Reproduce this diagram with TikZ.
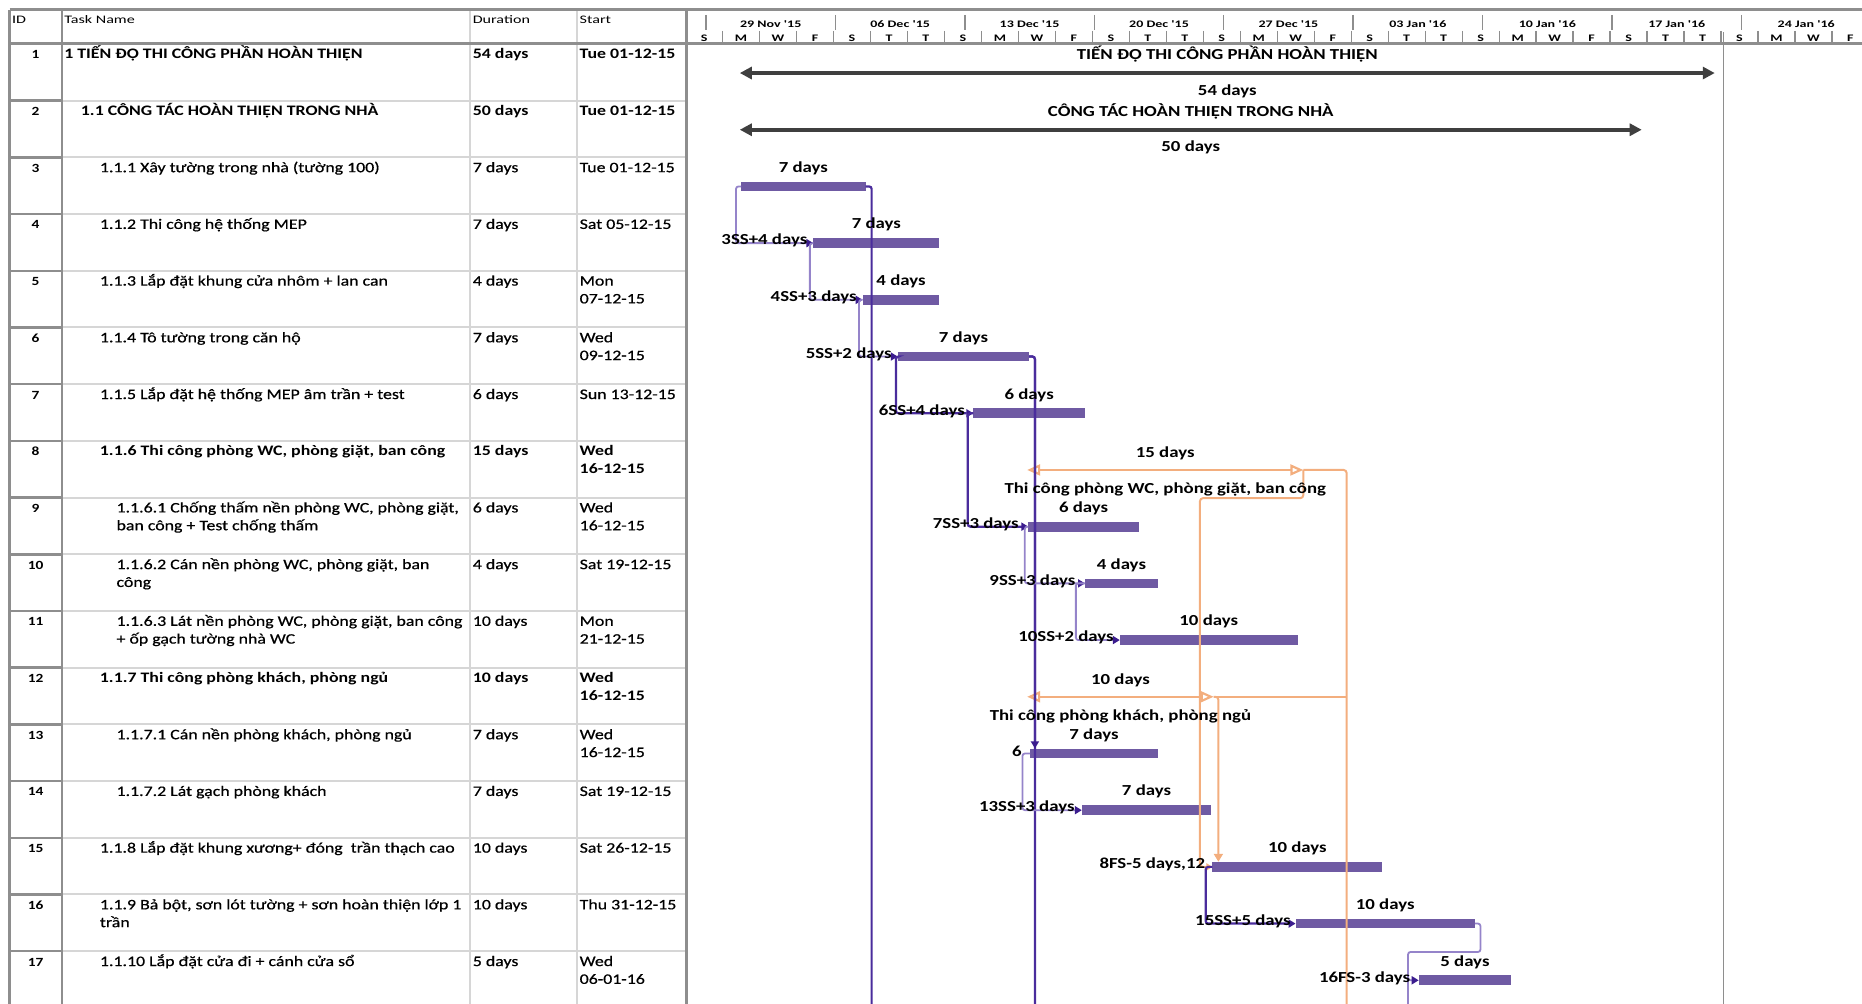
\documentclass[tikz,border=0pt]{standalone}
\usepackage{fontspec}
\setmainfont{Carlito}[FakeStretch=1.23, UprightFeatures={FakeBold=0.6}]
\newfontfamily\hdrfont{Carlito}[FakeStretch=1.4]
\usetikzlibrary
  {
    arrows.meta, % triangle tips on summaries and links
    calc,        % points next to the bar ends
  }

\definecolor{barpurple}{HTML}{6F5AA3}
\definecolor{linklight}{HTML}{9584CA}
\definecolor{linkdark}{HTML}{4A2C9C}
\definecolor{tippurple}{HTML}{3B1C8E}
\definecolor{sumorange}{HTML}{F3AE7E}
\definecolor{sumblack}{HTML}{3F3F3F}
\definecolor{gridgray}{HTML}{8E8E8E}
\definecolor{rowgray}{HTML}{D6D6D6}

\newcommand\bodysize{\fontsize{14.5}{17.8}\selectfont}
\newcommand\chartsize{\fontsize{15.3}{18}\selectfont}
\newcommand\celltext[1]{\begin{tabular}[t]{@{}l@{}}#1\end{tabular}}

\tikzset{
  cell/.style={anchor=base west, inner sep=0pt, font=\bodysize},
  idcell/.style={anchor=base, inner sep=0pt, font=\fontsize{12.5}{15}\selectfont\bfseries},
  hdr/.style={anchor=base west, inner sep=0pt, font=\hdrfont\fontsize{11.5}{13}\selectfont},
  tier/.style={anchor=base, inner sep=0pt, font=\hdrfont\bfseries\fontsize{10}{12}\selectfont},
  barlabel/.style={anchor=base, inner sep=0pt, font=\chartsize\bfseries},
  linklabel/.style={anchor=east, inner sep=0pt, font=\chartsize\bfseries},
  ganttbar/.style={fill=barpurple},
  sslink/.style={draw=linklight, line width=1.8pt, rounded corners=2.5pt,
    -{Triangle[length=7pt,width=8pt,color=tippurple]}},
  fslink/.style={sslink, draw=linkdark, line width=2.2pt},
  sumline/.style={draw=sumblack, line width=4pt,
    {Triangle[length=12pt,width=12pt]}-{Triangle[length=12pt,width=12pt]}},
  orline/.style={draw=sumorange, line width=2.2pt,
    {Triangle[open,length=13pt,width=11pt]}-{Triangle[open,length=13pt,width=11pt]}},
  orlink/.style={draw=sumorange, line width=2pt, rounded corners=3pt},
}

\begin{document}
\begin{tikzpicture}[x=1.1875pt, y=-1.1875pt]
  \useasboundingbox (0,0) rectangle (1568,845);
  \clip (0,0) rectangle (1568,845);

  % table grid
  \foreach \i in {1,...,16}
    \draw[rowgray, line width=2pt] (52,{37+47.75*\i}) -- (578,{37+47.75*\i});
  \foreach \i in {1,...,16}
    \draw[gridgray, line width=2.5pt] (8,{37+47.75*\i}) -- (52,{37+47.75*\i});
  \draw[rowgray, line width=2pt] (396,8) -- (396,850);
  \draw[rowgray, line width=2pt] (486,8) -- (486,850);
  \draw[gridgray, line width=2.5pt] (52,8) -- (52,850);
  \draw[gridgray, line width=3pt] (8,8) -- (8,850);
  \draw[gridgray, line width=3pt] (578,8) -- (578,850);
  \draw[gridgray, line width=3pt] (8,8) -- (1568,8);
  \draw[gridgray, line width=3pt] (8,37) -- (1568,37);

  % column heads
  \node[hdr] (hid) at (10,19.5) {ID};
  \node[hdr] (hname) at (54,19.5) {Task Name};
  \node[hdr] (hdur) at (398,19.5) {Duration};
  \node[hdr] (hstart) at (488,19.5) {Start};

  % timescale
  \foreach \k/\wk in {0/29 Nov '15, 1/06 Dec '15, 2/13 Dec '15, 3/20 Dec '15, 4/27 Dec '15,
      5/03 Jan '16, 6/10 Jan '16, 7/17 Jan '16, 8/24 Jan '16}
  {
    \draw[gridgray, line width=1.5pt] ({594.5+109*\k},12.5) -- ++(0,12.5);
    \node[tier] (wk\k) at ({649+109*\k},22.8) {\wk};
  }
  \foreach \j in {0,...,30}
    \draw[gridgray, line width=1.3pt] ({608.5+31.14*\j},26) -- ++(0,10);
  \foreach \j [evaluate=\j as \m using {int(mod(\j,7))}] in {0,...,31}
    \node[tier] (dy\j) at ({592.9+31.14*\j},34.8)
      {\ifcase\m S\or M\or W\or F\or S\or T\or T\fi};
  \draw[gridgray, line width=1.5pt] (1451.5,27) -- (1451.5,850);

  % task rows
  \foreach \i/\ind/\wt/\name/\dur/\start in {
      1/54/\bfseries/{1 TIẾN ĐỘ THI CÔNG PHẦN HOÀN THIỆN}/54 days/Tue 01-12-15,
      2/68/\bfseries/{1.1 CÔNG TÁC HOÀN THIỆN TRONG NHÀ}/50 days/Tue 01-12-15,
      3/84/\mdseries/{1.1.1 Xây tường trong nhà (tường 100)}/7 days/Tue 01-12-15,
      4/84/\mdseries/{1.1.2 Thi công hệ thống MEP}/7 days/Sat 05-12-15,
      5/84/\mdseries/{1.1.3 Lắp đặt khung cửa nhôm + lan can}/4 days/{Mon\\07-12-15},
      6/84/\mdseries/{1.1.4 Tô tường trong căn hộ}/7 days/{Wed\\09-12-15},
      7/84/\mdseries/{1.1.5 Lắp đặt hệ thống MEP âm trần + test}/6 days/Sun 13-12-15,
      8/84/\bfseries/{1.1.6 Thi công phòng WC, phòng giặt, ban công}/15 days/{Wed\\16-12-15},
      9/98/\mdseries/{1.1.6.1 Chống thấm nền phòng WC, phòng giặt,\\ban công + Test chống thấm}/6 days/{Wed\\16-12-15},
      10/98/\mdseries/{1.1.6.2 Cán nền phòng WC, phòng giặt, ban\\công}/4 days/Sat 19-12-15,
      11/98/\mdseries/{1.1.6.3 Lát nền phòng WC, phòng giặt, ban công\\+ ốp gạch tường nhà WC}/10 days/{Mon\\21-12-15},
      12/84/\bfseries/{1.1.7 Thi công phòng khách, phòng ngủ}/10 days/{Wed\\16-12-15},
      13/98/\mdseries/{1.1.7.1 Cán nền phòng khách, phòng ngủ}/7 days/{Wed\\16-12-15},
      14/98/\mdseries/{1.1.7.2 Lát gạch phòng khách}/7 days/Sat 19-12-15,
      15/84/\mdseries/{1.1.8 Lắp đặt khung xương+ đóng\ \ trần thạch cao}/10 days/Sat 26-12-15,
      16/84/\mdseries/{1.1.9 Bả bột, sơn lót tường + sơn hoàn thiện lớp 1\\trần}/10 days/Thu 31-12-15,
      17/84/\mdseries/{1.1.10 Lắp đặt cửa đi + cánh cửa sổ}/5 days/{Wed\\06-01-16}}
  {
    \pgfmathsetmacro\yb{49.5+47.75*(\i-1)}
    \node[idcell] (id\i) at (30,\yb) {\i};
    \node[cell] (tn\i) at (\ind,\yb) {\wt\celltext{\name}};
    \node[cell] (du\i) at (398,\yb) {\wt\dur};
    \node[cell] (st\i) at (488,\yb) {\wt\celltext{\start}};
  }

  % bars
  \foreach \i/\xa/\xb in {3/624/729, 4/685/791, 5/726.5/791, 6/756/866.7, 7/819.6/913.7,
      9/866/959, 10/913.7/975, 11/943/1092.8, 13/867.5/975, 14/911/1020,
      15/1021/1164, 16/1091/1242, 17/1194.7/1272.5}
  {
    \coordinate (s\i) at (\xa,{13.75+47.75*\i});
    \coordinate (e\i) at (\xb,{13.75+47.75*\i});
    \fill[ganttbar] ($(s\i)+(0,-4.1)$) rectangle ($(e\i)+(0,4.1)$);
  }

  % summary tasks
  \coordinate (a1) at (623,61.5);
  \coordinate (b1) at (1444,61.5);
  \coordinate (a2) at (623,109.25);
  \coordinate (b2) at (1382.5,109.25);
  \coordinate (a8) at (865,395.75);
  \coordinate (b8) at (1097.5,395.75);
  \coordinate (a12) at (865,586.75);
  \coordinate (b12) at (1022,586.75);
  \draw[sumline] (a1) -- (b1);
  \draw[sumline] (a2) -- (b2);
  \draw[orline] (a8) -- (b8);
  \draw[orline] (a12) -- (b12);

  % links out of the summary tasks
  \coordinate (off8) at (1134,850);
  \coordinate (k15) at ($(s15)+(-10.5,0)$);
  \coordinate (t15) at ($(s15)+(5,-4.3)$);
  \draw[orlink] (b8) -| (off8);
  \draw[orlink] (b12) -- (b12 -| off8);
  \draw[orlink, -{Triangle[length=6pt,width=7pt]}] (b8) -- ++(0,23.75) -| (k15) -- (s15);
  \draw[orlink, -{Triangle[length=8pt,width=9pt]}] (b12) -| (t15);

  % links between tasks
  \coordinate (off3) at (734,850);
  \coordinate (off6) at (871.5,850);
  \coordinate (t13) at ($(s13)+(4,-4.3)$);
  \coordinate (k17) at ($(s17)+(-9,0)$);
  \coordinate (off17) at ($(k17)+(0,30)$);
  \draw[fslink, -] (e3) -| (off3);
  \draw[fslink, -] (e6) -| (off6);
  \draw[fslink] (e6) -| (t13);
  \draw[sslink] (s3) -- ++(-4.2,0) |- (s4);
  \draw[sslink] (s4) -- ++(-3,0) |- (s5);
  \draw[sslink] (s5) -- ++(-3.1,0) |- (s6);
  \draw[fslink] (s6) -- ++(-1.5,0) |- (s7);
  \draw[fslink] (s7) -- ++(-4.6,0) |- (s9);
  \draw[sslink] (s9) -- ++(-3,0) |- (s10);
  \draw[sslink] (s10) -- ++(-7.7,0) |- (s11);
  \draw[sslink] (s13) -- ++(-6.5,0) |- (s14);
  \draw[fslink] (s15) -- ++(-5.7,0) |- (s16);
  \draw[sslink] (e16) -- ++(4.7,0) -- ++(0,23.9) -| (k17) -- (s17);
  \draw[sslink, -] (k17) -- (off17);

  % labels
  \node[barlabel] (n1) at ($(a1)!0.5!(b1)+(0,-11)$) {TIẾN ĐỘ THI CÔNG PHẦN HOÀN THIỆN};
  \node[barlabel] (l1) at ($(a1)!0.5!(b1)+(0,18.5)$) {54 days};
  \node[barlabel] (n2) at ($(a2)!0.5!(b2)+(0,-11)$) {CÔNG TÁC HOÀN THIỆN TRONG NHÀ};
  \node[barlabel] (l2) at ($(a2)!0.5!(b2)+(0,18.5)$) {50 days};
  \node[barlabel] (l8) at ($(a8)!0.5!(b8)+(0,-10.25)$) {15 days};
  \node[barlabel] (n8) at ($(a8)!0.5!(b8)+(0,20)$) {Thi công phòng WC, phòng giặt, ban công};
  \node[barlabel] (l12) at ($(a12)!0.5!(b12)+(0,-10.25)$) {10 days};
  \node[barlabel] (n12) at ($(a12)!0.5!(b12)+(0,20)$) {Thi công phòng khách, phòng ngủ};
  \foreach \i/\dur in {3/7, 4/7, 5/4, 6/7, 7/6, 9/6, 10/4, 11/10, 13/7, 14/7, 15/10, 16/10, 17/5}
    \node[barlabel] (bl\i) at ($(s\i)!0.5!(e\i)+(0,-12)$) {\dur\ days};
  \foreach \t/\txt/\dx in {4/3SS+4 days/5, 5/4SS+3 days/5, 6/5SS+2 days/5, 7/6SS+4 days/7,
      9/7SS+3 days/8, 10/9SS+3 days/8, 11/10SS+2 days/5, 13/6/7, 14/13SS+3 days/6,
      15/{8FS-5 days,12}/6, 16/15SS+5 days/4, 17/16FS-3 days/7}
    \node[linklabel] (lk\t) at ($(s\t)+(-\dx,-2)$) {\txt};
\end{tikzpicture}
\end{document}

■ ■ ■ ■ ■

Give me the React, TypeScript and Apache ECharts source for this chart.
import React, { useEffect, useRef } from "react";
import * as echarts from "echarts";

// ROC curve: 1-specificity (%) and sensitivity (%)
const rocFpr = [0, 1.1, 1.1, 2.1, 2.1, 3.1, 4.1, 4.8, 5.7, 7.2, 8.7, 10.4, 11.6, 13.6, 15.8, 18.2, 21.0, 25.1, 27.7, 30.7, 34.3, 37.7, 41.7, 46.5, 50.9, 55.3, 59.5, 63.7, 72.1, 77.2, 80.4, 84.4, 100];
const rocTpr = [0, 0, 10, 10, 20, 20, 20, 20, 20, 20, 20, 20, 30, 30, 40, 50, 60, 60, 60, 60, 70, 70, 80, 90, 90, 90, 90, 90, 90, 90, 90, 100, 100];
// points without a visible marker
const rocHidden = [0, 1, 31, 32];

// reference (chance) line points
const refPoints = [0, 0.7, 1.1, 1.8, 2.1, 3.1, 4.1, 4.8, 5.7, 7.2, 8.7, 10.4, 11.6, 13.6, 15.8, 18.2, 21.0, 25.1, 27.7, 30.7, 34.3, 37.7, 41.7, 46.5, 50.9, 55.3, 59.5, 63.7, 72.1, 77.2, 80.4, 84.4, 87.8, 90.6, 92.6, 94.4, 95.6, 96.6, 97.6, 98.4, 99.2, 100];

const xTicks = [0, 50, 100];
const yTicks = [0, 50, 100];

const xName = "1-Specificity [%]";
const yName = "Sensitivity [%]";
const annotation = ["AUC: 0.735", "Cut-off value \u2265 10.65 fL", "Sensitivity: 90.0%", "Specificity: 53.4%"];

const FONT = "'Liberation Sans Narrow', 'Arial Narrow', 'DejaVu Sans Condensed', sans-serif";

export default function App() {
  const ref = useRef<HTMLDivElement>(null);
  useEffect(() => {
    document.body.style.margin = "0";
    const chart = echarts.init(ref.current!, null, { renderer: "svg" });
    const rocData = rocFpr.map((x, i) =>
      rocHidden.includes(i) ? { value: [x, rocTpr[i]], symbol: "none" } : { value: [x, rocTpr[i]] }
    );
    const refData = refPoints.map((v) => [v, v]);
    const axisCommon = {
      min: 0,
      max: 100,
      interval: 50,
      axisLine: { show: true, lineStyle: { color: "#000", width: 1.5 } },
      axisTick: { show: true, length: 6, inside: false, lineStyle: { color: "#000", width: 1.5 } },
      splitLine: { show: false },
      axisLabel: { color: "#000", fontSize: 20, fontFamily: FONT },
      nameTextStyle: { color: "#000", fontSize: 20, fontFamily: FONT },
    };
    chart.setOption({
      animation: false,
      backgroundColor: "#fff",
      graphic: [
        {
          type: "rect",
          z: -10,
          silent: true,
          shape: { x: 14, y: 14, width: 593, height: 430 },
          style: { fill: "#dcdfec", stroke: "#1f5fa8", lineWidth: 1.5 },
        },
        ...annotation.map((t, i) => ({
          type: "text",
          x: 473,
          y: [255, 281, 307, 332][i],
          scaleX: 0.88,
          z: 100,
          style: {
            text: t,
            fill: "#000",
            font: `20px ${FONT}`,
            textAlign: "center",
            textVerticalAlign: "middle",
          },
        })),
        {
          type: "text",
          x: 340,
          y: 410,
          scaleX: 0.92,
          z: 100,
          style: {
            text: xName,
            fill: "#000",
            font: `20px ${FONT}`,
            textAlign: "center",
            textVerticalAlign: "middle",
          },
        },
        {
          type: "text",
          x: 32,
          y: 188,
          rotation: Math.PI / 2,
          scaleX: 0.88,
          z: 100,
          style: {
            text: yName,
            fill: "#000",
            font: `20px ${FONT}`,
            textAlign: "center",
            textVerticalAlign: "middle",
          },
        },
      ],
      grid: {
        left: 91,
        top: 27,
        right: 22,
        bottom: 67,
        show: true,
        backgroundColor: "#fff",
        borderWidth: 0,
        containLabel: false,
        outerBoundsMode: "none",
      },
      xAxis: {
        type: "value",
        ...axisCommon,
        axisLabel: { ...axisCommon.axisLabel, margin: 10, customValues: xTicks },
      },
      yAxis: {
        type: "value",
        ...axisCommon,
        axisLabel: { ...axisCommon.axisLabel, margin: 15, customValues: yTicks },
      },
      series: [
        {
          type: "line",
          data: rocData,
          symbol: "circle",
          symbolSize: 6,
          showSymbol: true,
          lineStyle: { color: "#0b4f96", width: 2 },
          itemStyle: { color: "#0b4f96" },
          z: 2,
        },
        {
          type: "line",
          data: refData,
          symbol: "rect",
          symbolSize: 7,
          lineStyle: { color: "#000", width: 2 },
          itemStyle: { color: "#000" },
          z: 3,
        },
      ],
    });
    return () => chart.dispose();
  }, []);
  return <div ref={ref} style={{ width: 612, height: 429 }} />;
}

■ ■ ■ ■ ■

EXERCISE GOAL
Count the lines of the material that include the word "this", then report only the total.

EXPECTED ANSWER
2